Match all text between \w: placeholders

April 20, 2022

I need to match text between undefined \w: patterns (so n: text, foo: text and n: text foo: more text, more examples in the test script below).

To do this, I’m using python’s finditer and a regex, but I can’t capture more multiple words between placeholders. How can I adjust either the regex, or the finditer method to do what I want?

import re

def test_query_parse_regex(query, expected_result):
    result = {}

    # perform the matching here, this needs to change
    r = r"([\w-]+):\s?([\w-]*)"
    matches = re.finditer(r, query)

    for match in matches:
        # eg 'n'
        operator = match.group(1).strip()
        # eg 'text'
        operator_value = match.group(2).strip()

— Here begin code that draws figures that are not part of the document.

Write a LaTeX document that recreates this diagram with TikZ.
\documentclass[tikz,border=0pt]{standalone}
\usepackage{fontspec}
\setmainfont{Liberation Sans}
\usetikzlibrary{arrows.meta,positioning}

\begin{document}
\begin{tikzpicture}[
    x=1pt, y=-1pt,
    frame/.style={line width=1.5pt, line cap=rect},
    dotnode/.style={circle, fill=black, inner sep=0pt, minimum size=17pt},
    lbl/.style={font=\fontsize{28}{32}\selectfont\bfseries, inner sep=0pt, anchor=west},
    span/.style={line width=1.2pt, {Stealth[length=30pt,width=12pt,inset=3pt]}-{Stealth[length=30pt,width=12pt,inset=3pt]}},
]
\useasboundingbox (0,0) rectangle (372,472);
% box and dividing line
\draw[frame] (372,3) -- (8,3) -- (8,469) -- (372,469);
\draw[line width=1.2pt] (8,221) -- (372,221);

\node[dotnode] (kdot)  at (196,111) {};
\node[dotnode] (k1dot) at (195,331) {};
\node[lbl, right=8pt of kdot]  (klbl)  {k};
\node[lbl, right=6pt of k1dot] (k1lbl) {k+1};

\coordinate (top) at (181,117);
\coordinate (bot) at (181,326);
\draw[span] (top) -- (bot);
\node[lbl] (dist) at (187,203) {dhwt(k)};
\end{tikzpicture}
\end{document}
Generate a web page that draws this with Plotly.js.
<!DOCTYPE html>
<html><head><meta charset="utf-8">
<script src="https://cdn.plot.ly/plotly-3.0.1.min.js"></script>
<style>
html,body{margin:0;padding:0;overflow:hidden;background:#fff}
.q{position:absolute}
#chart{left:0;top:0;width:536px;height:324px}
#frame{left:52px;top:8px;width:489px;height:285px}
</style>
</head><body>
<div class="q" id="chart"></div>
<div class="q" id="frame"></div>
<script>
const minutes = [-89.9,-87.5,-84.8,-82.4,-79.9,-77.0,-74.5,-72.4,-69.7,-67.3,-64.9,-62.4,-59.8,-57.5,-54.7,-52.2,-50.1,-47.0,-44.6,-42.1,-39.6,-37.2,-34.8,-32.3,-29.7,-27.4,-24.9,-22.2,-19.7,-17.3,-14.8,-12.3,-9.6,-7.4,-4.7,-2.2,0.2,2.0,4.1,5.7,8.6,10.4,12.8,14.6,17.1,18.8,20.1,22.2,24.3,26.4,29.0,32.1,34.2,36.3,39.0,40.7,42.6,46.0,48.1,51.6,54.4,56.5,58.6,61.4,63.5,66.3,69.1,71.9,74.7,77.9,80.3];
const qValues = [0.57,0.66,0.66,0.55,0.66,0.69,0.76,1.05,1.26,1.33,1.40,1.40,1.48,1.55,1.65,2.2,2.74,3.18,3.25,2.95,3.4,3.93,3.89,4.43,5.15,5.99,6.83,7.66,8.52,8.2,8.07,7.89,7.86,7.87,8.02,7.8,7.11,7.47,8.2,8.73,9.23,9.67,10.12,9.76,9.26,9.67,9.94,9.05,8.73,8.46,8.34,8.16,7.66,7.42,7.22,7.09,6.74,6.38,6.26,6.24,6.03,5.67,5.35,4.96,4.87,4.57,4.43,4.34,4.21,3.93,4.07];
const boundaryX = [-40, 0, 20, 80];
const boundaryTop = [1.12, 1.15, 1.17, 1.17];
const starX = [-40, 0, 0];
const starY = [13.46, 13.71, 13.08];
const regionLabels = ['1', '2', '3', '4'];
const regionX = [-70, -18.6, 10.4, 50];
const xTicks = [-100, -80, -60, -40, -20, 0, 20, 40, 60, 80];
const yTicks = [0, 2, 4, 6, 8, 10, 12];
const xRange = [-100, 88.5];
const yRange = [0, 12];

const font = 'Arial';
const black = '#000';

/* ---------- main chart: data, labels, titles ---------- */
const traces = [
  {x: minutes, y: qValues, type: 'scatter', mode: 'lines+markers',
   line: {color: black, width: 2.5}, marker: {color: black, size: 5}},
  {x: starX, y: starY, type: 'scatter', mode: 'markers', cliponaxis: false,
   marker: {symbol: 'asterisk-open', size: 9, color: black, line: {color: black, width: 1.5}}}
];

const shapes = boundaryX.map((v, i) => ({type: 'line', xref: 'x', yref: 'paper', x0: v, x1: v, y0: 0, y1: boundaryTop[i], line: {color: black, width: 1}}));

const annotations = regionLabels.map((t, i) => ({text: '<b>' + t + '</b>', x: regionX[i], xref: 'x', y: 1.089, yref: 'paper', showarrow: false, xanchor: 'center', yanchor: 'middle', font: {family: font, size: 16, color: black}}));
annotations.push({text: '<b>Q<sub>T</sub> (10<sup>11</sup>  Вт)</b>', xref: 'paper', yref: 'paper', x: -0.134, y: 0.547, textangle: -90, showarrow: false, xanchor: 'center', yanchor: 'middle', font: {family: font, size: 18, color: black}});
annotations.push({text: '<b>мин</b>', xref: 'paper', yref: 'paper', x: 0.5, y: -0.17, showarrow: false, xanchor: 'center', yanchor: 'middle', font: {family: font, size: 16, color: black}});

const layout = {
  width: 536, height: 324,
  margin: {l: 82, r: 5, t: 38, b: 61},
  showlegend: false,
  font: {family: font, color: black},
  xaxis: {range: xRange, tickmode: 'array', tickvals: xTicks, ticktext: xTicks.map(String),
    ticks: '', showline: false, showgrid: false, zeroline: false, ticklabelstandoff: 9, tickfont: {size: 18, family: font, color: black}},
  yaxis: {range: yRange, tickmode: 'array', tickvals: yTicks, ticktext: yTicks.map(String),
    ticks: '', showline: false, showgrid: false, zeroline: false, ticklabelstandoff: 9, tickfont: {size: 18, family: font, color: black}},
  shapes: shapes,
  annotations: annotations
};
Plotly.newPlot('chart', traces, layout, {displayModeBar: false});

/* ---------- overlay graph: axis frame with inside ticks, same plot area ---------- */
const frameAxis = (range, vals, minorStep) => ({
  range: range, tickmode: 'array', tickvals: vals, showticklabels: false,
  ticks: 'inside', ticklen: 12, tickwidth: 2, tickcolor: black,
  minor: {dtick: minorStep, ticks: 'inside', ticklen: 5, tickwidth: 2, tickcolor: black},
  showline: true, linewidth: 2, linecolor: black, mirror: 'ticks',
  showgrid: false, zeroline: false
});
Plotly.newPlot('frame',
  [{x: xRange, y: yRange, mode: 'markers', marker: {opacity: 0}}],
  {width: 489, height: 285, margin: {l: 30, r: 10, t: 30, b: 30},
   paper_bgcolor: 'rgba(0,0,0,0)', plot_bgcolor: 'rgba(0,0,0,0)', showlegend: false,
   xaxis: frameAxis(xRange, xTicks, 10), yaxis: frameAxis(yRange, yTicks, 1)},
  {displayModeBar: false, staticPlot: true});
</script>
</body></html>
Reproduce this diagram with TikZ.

    # build a dict for comparison
    result[operator] = operator_value
    if result == expected_result:
        print(f"PASS: {query}")
    else:
        print(f"FAIL: {query}")
        print(f"  Expected: {expected_result}")
        print(f"  Got     : {result}")


checks = [
    # Query, expected
    ("n: tom", {"n": "tom"}),
    ("n: tom preston", {"n": "tom preston"}),
    ("n: tom l: london", {"n": "tom", "l": "london"}),
    ("n: tom preston l: london derry", {"n": "tom preston", "l": "london derry"}),
]

for check in checks:
    test_query_parse_regex(*check)

Note. I’ve tried a positive look ahead but can’t make that work either: r"([\w-]+):\s?([\w-]*)(?=\w:)"

>Solution :

You can use

r = r"([\w-]+):\s*(.*?)(?=[\w-]+:|$)"
r = r"([\w-]+):\s*(.*?)(?=[\w-]+:|\Z)"

Note that if your strings can have line breaks you will need to also amend the re.finditer part to

re.finditer(r, query, re.DOTALL)

See the regex demo. Prefer the version with \Z if you use the re.M or re.MULTILINE option since \Z always matches the very end of string.

Details:

([\w-]+) – Group 1: one or more word or hyphen chars
:\s* – a colon and any zero or more whitespaces
(.*?) – Group 2: zero or more chars other than line break chars (if re.DOTALL is not used) as few as possible
(?=[\w-]+:|\Z) – a positive lookahead that requires one or more word or hyphen chars followed with a colon, or end of string, immediately to the right of the current location.